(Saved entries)

+ + + + + + +

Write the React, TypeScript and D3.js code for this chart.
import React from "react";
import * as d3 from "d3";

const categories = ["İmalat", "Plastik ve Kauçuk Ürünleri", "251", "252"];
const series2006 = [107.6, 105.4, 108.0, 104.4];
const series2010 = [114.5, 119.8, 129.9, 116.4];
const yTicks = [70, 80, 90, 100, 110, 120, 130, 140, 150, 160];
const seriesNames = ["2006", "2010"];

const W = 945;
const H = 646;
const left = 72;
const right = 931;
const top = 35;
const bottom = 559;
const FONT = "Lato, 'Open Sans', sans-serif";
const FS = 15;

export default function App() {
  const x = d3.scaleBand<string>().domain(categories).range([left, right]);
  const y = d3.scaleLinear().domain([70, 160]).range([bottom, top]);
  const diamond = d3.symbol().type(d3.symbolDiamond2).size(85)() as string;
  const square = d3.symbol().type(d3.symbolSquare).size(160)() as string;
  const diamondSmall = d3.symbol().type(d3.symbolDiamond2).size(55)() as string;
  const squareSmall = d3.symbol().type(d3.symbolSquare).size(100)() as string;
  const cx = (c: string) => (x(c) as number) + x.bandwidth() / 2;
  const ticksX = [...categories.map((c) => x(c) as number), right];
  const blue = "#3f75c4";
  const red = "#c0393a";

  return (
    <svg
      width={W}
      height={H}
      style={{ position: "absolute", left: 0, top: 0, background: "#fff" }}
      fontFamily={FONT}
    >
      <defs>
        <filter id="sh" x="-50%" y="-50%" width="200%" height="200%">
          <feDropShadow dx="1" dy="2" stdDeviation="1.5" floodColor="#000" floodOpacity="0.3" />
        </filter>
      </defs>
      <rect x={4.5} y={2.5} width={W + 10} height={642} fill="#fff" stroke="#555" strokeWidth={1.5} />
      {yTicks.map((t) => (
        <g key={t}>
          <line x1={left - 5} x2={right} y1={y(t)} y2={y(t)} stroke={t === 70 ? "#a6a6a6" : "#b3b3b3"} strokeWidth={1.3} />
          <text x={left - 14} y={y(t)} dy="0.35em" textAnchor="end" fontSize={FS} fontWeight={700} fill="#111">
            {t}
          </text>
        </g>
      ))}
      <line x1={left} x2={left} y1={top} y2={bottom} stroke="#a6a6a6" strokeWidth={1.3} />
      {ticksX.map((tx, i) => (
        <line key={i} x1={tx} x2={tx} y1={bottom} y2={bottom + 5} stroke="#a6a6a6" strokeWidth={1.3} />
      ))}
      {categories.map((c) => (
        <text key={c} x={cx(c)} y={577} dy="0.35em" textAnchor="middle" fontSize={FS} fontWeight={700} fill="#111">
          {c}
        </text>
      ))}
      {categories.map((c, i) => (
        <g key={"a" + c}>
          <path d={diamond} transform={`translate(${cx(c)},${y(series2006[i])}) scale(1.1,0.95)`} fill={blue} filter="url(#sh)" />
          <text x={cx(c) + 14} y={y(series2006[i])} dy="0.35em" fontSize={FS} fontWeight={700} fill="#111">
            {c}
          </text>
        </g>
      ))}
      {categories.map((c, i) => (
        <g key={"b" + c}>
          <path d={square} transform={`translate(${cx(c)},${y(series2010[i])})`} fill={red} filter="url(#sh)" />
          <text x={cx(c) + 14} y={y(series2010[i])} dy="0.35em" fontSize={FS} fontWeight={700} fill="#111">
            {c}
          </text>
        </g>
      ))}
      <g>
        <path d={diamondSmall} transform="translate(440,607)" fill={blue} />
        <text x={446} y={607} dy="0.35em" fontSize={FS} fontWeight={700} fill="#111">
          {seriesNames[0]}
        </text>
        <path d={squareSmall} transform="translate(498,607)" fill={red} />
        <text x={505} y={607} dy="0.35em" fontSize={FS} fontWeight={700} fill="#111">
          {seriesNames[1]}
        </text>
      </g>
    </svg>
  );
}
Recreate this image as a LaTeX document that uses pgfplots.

+ + + + + + +

Give the entries again in full, exactly as they are written.

Task response:
Write the React, TypeScript and D3.js code for this chart.
import React from "react";
import * as d3 from "d3";

const categories = ["İmalat", "Plastik ve Kauçuk Ürünleri", "251", "252"];
const series2006 = [107.6, 105.4, 108.0, 104.4];
const series2010 = [114.5, 119.8, 129.9, 116.4];
const yTicks = [70, 80, 90, 100, 110, 120, 130, 140, 150, 160];
const seriesNames = ["2006", "2010"];

const W = 945;
const H = 646;
const left = 72;
const right = 931;
const top = 35;
const bottom = 559;
const FONT = "Lato, 'Open Sans', sans-serif";
const FS = 15;

export default function App() {
  const x = d3.scaleBand<string>().domain(categories).range([left, right]);
  const y = d3.scaleLinear().domain([70, 160]).range([bottom, top]);
  const diamond = d3.symbol().type(d3.symbolDiamond2).size(85)() as string;
  const square = d3.symbol().type(d3.symbolSquare).size(160)() as string;
  const diamondSmall = d3.symbol().type(d3.symbolDiamond2).size(55)() as string;
  const squareSmall = d3.symbol().type(d3.symbolSquare).size(100)() as string;
  const cx = (c: string) => (x(c) as number) + x.bandwidth() / 2;
  const ticksX = [...categories.map((c) => x(c) as number), right];
  const blue = "#3f75c4";
  const red = "#c0393a";

  return (
    <svg
      width={W}
      height={H}
      style={{ position: "absolute", left: 0, top: 0, background: "#fff" }}
      fontFamily={FONT}
    >
      <defs>
        <filter id="sh" x="-50%" y="-50%" width="200%" height="200%">
          <feDropShadow dx="1" dy="2" stdDeviation="1.5" floodColor="#000" floodOpacity="0.3" />
        </filter>
      </defs>
      <rect x={4.5} y={2.5} width={W + 10} height={642} fill="#fff" stroke="#555" strokeWidth={1.5} />
      {yTicks.map((t) => (
        <g key={t}>
          <line x1={left - 5} x2={right} y1={y(t)} y2={y(t)} stroke={t === 70 ? "#a6a6a6" : "#b3b3b3"} strokeWidth={1.3} />
          <text x={left - 14} y={y(t)} dy="0.35em" textAnchor="end" fontSize={FS} fontWeight={700} fill="#111">
            {t}
          </text>
        </g>
      ))}
      <line x1={left} x2={left} y1={top} y2={bottom} stroke="#a6a6a6" strokeWidth={1.3} />
      {ticksX.map((tx, i) => (
        <line key={i} x1={tx} x2={tx} y1={bottom} y2={bottom + 5} stroke="#a6a6a6" strokeWidth={1.3} />
      ))}
      {categories.map((c) => (
        <text key={c} x={cx(c)} y={577} dy="0.35em" textAnchor="middle" fontSize={FS} fontWeight={700} fill="#111">
          {c}
        </text>
      ))}
      {categories.map((c, i) => (
        <g key={"a" + c}>
          <path d={diamond} transform={`translate(${cx(c)},${y(series2006[i])}) scale(1.1,0.95)`} fill={blue} filter="url(#sh)" />
          <text x={cx(c) + 14} y={y(series2006[i])} dy="0.35em" fontSize={FS} fontWeight={700} fill="#111">
            {c}
          </text>
        </g>
      ))}
      {categories.map((c, i) => (
        <g key={"b" + c}>
          <path d={square} transform={`translate(${cx(c)},${y(series2010[i])})`} fill={red} filter="url(#sh)" />
          <text x={cx(c) + 14} y={y(series2010[i])} dy="0.35em" fontSize={FS} fontWeight={700} fill="#111">
            {c}
          </text>
        </g>
      ))}
      <g>
        <path d={diamondSmall} transform="translate(440,607)" fill={blue} />
        <text x={446} y={607} dy="0.35em" fontSize={FS} fontWeight={700} fill="#111">
          {seriesNames[0]}
        </text>
        <path d={squareSmall} transform="translate(498,607)" fill={red} />
        <text x={505} y={607} dy="0.35em" fontSize={FS} fontWeight={700} fill="#111">
          {seriesNames[1]}
        </text>
      </g>
    </svg>
  );
}
Recreate this image as a LaTeX document that uses pgfplots.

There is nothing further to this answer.